La Pologne se met en première ligne pour combattre la directive Copyright. Ce n’est pas un parti libéral qui sonne la charge, mais une formation conservatrice.

Un autre front s’ouvre contre la directive sur le droit d’auteur. Les opposants au texte ayant perdu la bataille au Parlement européen, c’est désormais devant les tribunaux du Vieux Continent que le combat sera mené. Mais, signe préoccupant de l’état de l’Union et d’une certaine inversion des valeurs, ce n’est pas un parti libéral, au sens politique du terme, qui mène la charge, mais un parti ultraconservateur.

La Pologne attaque la directive

C’est en effet le parti polonais Droit et Justice — contrôle non seulement les deux chambres du parlement mais aussi le gouvernement — qui a sonné la charge contre le texte, qui a été publié au Journal officiel de l’Union européenne le 17 mai. Mais du droit et de la justice, il n’en a que le nom.

Libération en fait une description bien sombre : il est accusé de « démanteler la démocratie avec des politiques conçues pour contrôler les médias et le système judiciaire ». Et dans une logique de défense des « valeurs familiales traditionnelles », il restreint l’avortement, rejette les cours d’éducation sexuelle et refuse le mariage entre personnes de même sexe.

Voilà donc le profil de Droit et Justice, qui se dresse aujourd’hui contre la directive, avec la décision de lancer un recours devant la Cour de justice de l’Union européenne, au motif que la directive constitue une mesure disproportionnée qui alimente la censure et menace la liberté d’expression.
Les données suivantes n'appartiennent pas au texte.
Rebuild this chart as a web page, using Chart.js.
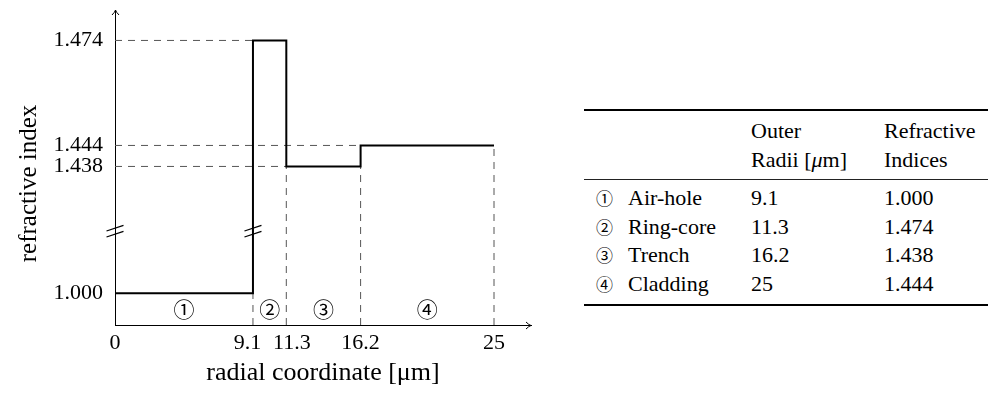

C’est le Premier ministre Mateusz Morawiecki, en poste depuis la fin 2017, qui en a fait l’annonce le 23 mai sur Twitter.

Une annonce avant le scrutin

Certes, l’opposition de la Pologne à la directive ne date pas d’hier. Au Conseil européen du 15 avril Varsovie comme d’autres capitales européennes (Helsinki, Rome, Luxembourg, Amsterdam, Stockholm) n’ont pas soutenu le texte — tandis que la Belgique, l’Estonie et la Slovénie ont préféré s’abstenir. Le vote de cette instance, qui rassemble tous les États membres, constituait l’ultime étape législative.

Il n’en demeure pas moins que l’annonce de l’un des principaux leaders de Droit et Justice d’une action devant la Cour de justice de l’Union européenne a eu lieu opportunément quelques jours avant les élections européennes — qui ont été remportées haut la main par Droit et Justice et par un autre parti conservateur, rapporte Le Monde. Ensemble, ils vont contrôler plus de 80 % des sièges de la Pologne.

L’annonce de Mateusz Morawiecki a-t-elle eu une influence sur le scrutin polonais ? Le cas échéant, dans quelles propositions ? Sans doute est-il trop tôt pour le dire, le vote ayant eu lieu très récemment. De nombreux autres facteurs, très éloignés de la question des enjeux de liberté numérique ont certainement pesé bien plus dans la balance, à commencer par la question des réfugiés.

Il n’en demeure pas moins que la position de Droit et Justice fait écho à ce que l’on a déjà pu voir en France avec le Front National et la loi Hadopi, lorsque Marine Le Pen avait elle aussi affiché sa préoccupation pour la liberté sur Internet. Certes, elle n’était pas la seule à l’époque à s’opposer au texte — des parlementaires socialistes et communistes s’étaient aussi distingués en tant qu’opposants.

Si elle ne date pas d’hier, cette appropriation des enjeux de liberté dans le numérique par des partis conservateurs ou nationalistes, alors qu’ils défendent des politiques restrictives dans bien d’autres domaines, est une source d’interrogation. Elle devrait aussi interpeller les autres partis. Qu’il s’agisse de convictions de façade ou non, elle risque de séduire un peu plus une jeunesse déjà sensible aux idées extrêmes.